------ DATA EXTRACT

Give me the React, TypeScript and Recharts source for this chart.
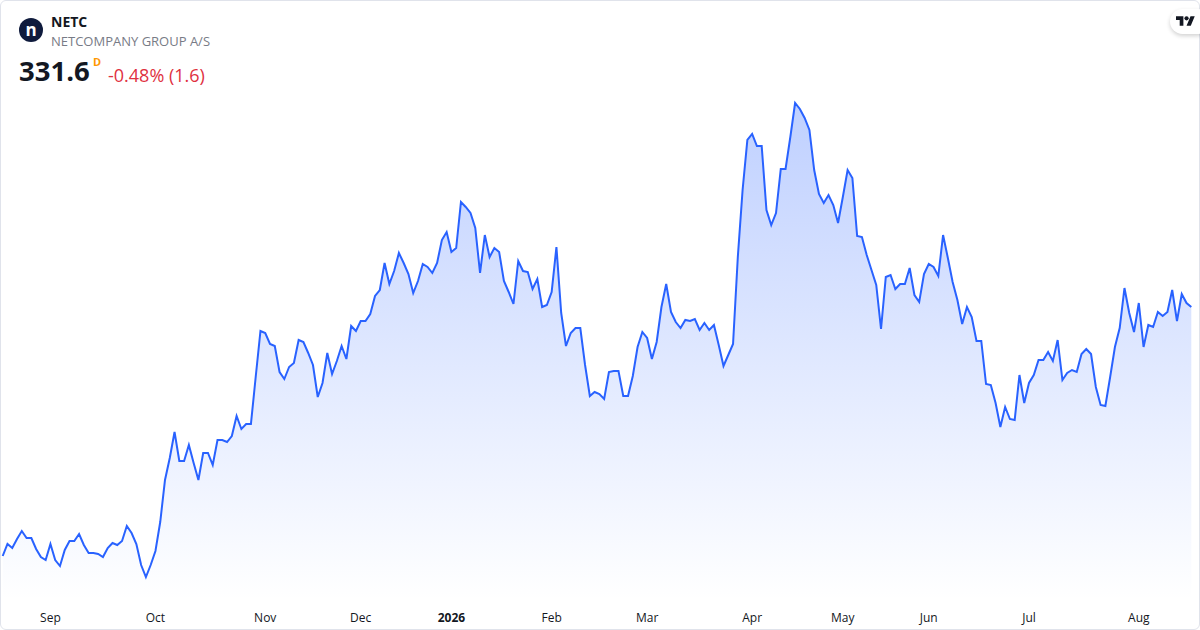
import React from "react";
import { AreaChart, Area, XAxis, YAxis } from "recharts";

// daily closes, NETC (DKK)
const closes = [
  232.0, 236.8, 235.2, 238.8, 242.0, 239.2, 239.2, 234.8, 231.6, 230.4,
  236.8, 230.4, 228.0, 234.4, 238.0, 238.0, 240.8, 236.4, 233.2, 233.2,
  232.8, 231.6, 235.2, 237.2, 236.4, 238.0, 244.0, 241.2, 236.8, 228.4,
  223.6, 228.4, 234.0, 245.6, 262.4, 271.2, 281.6, 270.0, 270.0, 276.4,
  269.2, 262.4, 273.2, 273.2, 268.4, 278.4, 278.4, 277.6, 280.0, 288.0,
  282.8, 284.8, 284.8, 303.6, 322.0, 321.2, 316.8, 316.0, 305.6, 302.8,
  307.6, 309.2, 318.4, 317.6, 313.2, 308.4, 295.6, 301.2, 313.2, 304.8,
  310.0, 316.0, 310.8, 324.0, 322.0, 326.0, 326.0, 328.8, 336.0, 338.4,
  349.2, 340.8, 346.0, 353.2, 349.2, 344.8, 337.2, 342.0, 348.8, 347.6,
  345.2, 349.2, 358.4, 361.6, 353.6, 355.2, 373.6, 371.6, 369.2, 363.2,
  345.2, 360.4, 351.6, 355.2, 353.6, 342.0, 337.6, 332.8, 350.0, 346.0,
  345.6, 338.8, 342.8, 331.6, 332.4, 337.6, 355.6, 329.2, 316.0, 321.2,
  323.2, 323.2, 308.4, 296.0, 297.6, 296.8, 294.8, 305.6, 306.0, 306.0,
  296.0, 296.0, 304.0, 315.6, 321.6, 319.2, 310.8, 317.6, 331.6, 340.8,
  329.6, 325.6, 323.2, 326.4, 326.0, 326.8, 322.4, 325.2, 322.4, 324.4,
  316.4, 308.0, 312.4, 316.8, 351.6, 378.4, 398.4, 400.8, 396.0, 396.0,
  370.4, 364.4, 369.2, 386.8, 386.8, 399.6, 413.2, 410.8, 407.2, 402.4,
  386.4, 376.8, 373.2, 376.4, 372.4, 365.2, 375.6, 386.4, 383.2, 360.0,
  359.6, 352.4, 346.4, 340.4, 322.8, 343.6, 344.4, 338.8, 340.8, 340.8,
  347.2, 336.4, 333.6, 344.8, 348.8, 347.6, 344.0, 360.4, 351.2, 341.6,
  334.4, 324.8, 331.6, 327.6, 318.0, 318.0, 300.8, 300.4, 293.2, 283.6,
  291.6, 286.8, 286.4, 304.4, 293.2, 301.2, 304.4, 310.4, 310.4, 313.6,
  310.0, 318.4, 302.4, 305.2, 306.4, 305.6, 312.8, 314.8, 312.8, 299.6,
  292.4, 292.0, 303.6, 315.6, 323.2, 339.2, 329.2, 321.6, 333.2, 315.6,
  324.4, 323.6, 329.6, 328.0, 329.6, 338.4, 326.0, 336.8, 333.2, 331.6,
];

// bar index of the first session of each month
const monthStarts = [10, 32, 55, 75, 94, 115, 135, 157, 176, 194, 215, 238];
const monthLabels = ["Sep", "Oct", "Nov", "Dec", "2026", "Feb", "Mar", "Apr", "May", "Jun", "Jul", "Aug"];

const chartData = closes.map((close, i) => ({ i, close }));

const FONT = '"Open Sans", Roboto, sans-serif';

const MonthTick = (props: any) => {
  const { x, y, payload } = props;
  const label = monthLabels[monthStarts.indexOf(payload.value)];
  const isYear = /^\d+$/.test(label);
  return (
    <text
      x={x}
      y={y}
      dy="0.71em"
      textAnchor="middle"
      fill="#131722"
      fontSize={12}
      fontFamily={FONT}
      fontWeight={isYear ? 700 : 400}
    >
      {label}
    </text>
  );
};

const Header: React.FC = () => (
  <svg width={260} height={95} style={{ position: "absolute", left: 0, top: 0 }}>
    <circle cx={31} cy={30} r={12} fill="#0f1b3d" />
    <text x={31} y={36} textAnchor="middle" fill="#fff" fontSize={17} fontWeight={700} fontFamily={FONT}>
      n
    </text>
    <text x={51} y={26.5} fill="#131722" fontSize={14} fontWeight={700} fontFamily={FONT}>
      NETC
    </text>
    <text x={51} y={45.5} fill="#787b86" fontSize={13} fontFamily={FONT}>
      NETCOMPANY GROUP A/S
    </text>
    <text x={19} y={80.5} fill="#131722" fontSize={27.5} fontWeight={700} fontFamily={FONT}>
      331.6
    </text>
    <text x={93} y={65.5} fill="#ff9800" fontSize={11} fontWeight={700} fontFamily={FONT}>
      D
    </text>
    <text x={108} y={81.5} fill="#e0313f" fontSize={18} fontFamily={FONT}>
      -0.48% (1.6)
    </text>
  </svg>
);

const TvBadge: React.FC = () => (
  <div
    style={{
      position: "absolute",
      left: 1170,
      top: 9,
      width: 40,
      height: 25,
      borderRadius: 13,
      background: "#fff",
      boxShadow: "0 2px 4px rgba(0,0,0,0.18)",
    }}
  >
    <svg width={19} height={15} viewBox="0 0 36 28" style={{ position: "absolute", left: 6, top: 5 }}>
      <path d="M14 22H7V11H0V4h14v18zM28 22h-8l7.5-18h8L28 22z" fill="#131722" />
      <circle cx={20} cy={8} r={4} fill="#131722" />
    </svg>
  </div>
);

export default function App() {
  return (
    <div
      style={{
        position: "fixed",
        left: 0,
        top: 0,
        width: 1200,
        height: 630,
        background: "#fff",
        overflow: "hidden",
        fontFamily: FONT,
      }}
    >
      <div
        style={{
          position: "absolute",
          inset: 0,
          border: "1px solid #e0e3eb",
          borderRadius: 6,
          boxSizing: "border-box",
        }}
      />
      <div style={{ position: "absolute", left: 0, top: 0 }}>
        <AreaChart
          width={1200}
          height={630}
          data={chartData}
          margin={{ top: 0, right: 8.7, bottom: 0, left: 2.7 }}
        >
          <defs>
            <linearGradient id="netcFill" x1="0" y1="0" x2="0" y2="1">
              <stop offset="0%" stopColor="#2962ff" stopOpacity={0.3} />
              <stop offset="100%" stopColor="#2962ff" stopOpacity={0} />
            </linearGradient>
          </defs>
          <XAxis
            dataKey="i"
            type="number"
            domain={[0, closes.length - 1]}
            ticks={monthStarts}
            tick={<MonthTick />}
            axisLine={false}
            tickLine={false}
            tickMargin={7}
            height={30}
            interval={0}
          />
          <YAxis hide domain={[214.4, 454.4]} allowDataOverflow />
          <Area
            type="linear"
            dataKey="close"
            stroke="#2962ff"
            strokeWidth={2}
            fill="url(#netcFill)"
            fillOpacity={1}
            dot={false}
            activeDot={false}
            isAnimationActive={false}
          />
        </AreaChart>
      </div>
      <Header />
      <TvBadge />
    </div>
  );
}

------------

JOB:
Leave the pictures out and reproduce exactly the lines from the top of the listing above through the line with "Area, XAxis, YAxis".

REPLY TO THE TASK:
Give me the React, TypeScript and Recharts source for this chart.
import React from "react";
import { AreaChart, Area, XAxis, YAxis } from "recharts";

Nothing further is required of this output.